### DATASET EXCERPT
● ● ● ● ● ● ●

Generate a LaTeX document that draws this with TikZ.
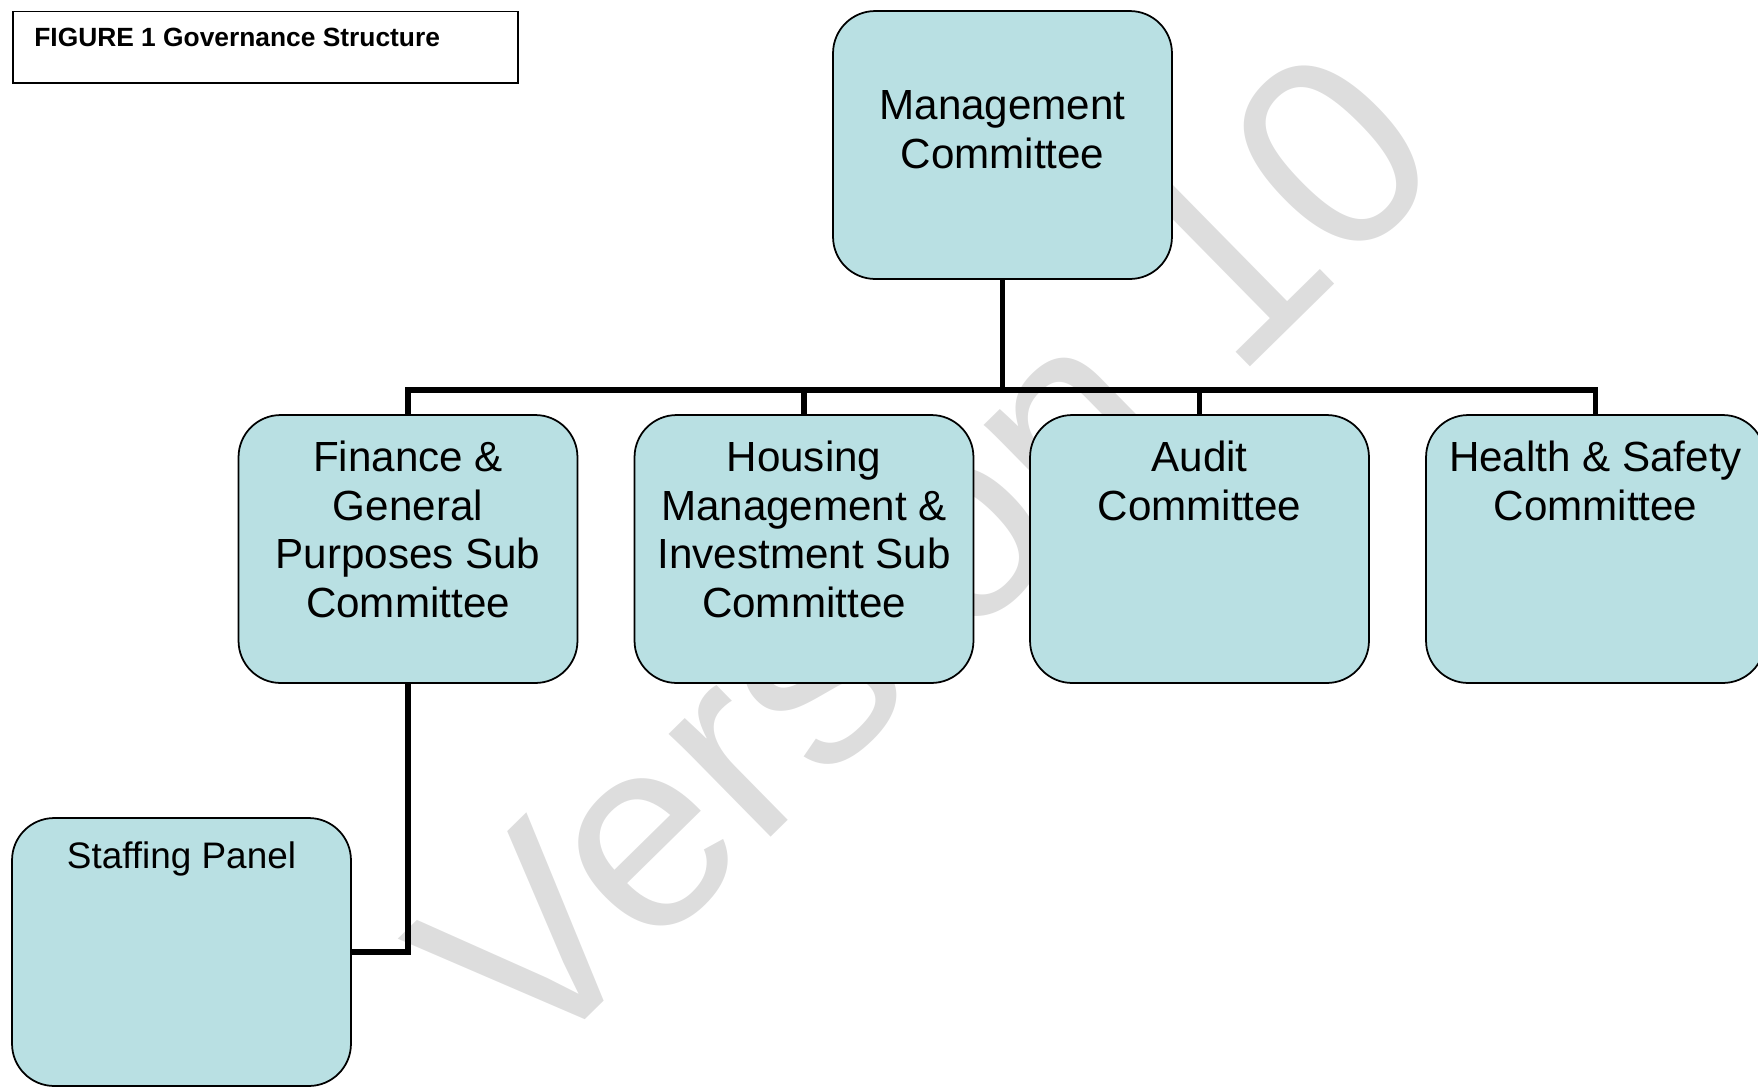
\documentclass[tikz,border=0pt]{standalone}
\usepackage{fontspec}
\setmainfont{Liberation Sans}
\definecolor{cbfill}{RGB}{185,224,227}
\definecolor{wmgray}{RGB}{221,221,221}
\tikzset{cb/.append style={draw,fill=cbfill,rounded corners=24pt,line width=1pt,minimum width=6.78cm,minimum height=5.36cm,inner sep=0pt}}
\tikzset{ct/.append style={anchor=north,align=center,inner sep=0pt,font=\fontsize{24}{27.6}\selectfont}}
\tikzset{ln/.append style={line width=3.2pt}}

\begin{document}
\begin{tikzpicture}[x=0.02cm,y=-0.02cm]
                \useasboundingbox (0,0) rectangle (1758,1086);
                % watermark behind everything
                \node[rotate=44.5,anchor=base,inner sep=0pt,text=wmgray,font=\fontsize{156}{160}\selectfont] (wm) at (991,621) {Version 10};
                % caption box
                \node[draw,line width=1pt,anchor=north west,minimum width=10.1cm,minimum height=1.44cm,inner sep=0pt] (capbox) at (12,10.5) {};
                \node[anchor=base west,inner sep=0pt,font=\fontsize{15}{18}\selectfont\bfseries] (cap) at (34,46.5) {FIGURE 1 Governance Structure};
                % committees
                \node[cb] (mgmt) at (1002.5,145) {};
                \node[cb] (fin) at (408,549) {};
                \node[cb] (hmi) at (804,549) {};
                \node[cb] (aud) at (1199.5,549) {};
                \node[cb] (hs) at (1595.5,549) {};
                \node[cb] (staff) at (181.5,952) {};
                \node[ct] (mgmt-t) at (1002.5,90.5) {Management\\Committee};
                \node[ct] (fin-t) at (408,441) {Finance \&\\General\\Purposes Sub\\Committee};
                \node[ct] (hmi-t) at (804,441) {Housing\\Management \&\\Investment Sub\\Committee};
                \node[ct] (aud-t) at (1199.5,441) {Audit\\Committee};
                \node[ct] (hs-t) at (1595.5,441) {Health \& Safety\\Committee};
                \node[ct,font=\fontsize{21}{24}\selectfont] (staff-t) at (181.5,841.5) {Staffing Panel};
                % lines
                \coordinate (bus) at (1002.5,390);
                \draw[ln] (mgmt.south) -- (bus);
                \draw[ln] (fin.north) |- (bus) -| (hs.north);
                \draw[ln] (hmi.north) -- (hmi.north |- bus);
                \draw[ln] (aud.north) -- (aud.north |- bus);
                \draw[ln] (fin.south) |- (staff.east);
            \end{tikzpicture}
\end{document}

● ● ● ● ● ● ●

### WHAT TO DO
Quote the preceding listing precisely and completely, omitting its images.

### RESPONSE
Generate a LaTeX document that draws this with TikZ.
\documentclass[tikz,border=0pt]{standalone}
\usepackage{fontspec}
\setmainfont{Liberation Sans}
\definecolor{cbfill}{RGB}{185,224,227}
\definecolor{wmgray}{RGB}{221,221,221}
\tikzset{cb/.append style={draw,fill=cbfill,rounded corners=24pt,line width=1pt,minimum width=6.78cm,minimum height=5.36cm,inner sep=0pt}}
\tikzset{ct/.append style={anchor=north,align=center,inner sep=0pt,font=\fontsize{24}{27.6}\selectfont}}
\tikzset{ln/.append style={line width=3.2pt}}

\begin{document}
\begin{tikzpicture}[x=0.02cm,y=-0.02cm]
                \useasboundingbox (0,0) rectangle (1758,1086);
                % watermark behind everything
                \node[rotate=44.5,anchor=base,inner sep=0pt,text=wmgray,font=\fontsize{156}{160}\selectfont] (wm) at (991,621) {Version 10};
                % caption box
                \node[draw,line width=1pt,anchor=north west,minimum width=10.1cm,minimum height=1.44cm,inner sep=0pt] (capbox) at (12,10.5) {};
                \node[anchor=base west,inner sep=0pt,font=\fontsize{15}{18}\selectfont\bfseries] (cap) at (34,46.5) {FIGURE 1 Governance Structure};
                % committees
                \node[cb] (mgmt) at (1002.5,145) {};
                \node[cb] (fin) at (408,549) {};
                \node[cb] (hmi) at (804,549) {};
                \node[cb] (aud) at (1199.5,549) {};
                \node[cb] (hs) at (1595.5,549) {};
                \node[cb] (staff) at (181.5,952) {};
                \node[ct] (mgmt-t) at (1002.5,90.5) {Management\\Committee};
                \node[ct] (fin-t) at (408,441) {Finance \&\\General\\Purposes Sub\\Committee};
                \node[ct] (hmi-t) at (804,441) {Housing\\Management \&\\Investment Sub\\Committee};
                \node[ct] (aud-t) at (1199.5,441) {Audit\\Committee};
                \node[ct] (hs-t) at (1595.5,441) {Health \& Safety\\Committee};
                \node[ct,font=\fontsize{21}{24}\selectfont] (staff-t) at (181.5,841.5) {Staffing Panel};
                % lines
                \coordinate (bus) at (1002.5,390);
                \draw[ln] (mgmt.south) -- (bus);
                \draw[ln] (fin.north) |- (bus) -| (hs.north);
                \draw[ln] (hmi.north) -- (hmi.north |- bus);
                \draw[ln] (aud.north) -- (aud.north |- bus);
                \draw[ln] (fin.south) |- (staff.east);
            \end{tikzpicture}
\end{document}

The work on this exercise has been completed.